> [Given material]
"""

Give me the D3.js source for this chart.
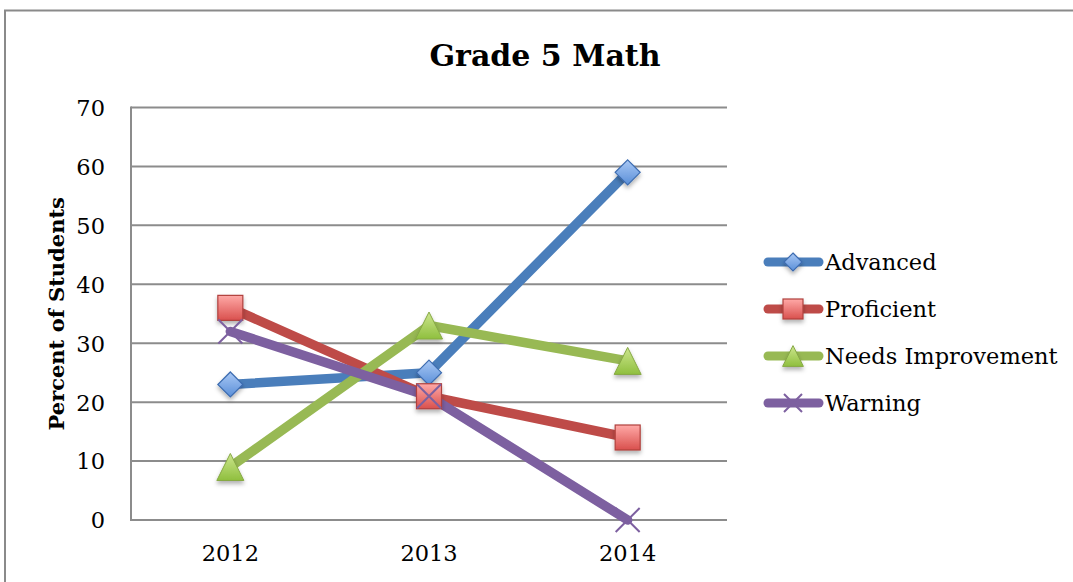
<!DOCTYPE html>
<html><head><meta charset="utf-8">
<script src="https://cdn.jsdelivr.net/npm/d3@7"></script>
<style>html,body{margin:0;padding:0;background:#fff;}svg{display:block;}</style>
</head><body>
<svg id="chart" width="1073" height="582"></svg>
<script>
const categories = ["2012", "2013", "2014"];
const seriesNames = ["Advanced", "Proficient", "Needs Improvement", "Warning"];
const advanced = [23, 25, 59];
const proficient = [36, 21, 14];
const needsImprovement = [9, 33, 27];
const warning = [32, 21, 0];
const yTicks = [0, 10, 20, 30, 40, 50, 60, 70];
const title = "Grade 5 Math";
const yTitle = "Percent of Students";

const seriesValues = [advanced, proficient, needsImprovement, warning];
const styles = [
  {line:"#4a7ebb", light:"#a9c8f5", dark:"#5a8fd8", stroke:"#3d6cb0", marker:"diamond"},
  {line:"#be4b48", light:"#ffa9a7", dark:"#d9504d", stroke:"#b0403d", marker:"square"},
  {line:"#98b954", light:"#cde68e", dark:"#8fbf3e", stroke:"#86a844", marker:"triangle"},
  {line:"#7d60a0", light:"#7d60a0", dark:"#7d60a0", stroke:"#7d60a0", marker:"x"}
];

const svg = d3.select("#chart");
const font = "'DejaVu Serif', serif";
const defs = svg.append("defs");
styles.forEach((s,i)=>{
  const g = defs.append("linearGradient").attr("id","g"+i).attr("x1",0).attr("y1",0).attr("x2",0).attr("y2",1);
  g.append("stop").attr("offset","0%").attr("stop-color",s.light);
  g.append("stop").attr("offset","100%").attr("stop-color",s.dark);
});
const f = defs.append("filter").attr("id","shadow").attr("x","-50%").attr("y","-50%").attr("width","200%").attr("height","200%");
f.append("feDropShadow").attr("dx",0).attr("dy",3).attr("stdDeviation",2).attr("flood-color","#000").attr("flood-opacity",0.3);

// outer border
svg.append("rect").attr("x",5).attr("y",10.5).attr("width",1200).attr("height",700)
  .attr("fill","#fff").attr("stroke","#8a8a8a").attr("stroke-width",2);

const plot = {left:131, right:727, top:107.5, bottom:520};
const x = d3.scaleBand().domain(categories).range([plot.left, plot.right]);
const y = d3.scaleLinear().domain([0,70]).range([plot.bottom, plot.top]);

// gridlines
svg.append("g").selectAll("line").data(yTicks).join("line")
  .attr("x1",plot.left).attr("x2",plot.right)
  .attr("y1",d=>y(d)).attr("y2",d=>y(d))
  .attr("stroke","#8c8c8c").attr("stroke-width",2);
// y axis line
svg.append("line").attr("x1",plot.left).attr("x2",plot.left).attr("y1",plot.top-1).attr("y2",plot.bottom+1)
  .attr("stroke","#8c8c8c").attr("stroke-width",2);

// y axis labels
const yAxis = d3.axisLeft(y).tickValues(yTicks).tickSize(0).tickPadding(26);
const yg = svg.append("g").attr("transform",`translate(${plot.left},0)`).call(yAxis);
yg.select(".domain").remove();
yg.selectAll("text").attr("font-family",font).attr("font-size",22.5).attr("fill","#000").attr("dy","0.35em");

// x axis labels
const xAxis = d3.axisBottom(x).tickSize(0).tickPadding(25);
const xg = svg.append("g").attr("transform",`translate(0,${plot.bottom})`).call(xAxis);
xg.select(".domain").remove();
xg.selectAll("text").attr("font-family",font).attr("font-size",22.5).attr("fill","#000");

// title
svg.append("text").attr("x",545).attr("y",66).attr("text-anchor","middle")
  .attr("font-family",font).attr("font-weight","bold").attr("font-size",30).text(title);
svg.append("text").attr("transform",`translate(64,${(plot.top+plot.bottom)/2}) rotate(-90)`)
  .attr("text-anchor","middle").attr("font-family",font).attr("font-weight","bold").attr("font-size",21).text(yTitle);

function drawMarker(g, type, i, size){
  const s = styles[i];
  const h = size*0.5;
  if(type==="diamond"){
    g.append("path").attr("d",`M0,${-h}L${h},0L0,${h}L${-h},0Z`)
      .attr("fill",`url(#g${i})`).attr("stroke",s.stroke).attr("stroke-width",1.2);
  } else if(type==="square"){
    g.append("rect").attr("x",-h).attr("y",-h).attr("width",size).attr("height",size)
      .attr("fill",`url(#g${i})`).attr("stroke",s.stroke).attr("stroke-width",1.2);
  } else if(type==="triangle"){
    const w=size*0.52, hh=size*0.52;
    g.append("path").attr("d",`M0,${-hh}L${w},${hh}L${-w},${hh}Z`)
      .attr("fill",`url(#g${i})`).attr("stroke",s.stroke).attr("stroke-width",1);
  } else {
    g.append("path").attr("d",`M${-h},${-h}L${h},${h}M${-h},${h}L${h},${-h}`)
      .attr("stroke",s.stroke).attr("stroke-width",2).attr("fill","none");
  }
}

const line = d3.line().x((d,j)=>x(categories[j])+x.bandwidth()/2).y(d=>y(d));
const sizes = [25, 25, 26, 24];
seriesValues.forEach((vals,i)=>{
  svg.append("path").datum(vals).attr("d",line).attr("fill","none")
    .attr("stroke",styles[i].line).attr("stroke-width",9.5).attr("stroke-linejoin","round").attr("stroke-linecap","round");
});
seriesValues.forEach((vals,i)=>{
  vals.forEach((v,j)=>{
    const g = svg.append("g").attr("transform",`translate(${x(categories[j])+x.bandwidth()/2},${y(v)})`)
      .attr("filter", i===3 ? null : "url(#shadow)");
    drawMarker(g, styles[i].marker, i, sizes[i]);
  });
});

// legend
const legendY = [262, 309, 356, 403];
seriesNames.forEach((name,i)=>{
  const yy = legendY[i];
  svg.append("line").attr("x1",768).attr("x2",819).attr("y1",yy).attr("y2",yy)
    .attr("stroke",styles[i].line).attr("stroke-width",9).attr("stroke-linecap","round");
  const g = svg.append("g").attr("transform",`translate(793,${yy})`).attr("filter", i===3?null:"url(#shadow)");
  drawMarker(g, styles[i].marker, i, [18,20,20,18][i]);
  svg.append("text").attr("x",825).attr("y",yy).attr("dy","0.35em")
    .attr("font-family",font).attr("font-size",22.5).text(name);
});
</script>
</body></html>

"""

> [Problem to work on]
Using the listing above, pull out all lines that hold the word "chart".

> [Exercise response]
Give me the D3.js source for this chart.
<svg id="chart" width="1073" height="582"></svg>
const svg = d3.select("#chart");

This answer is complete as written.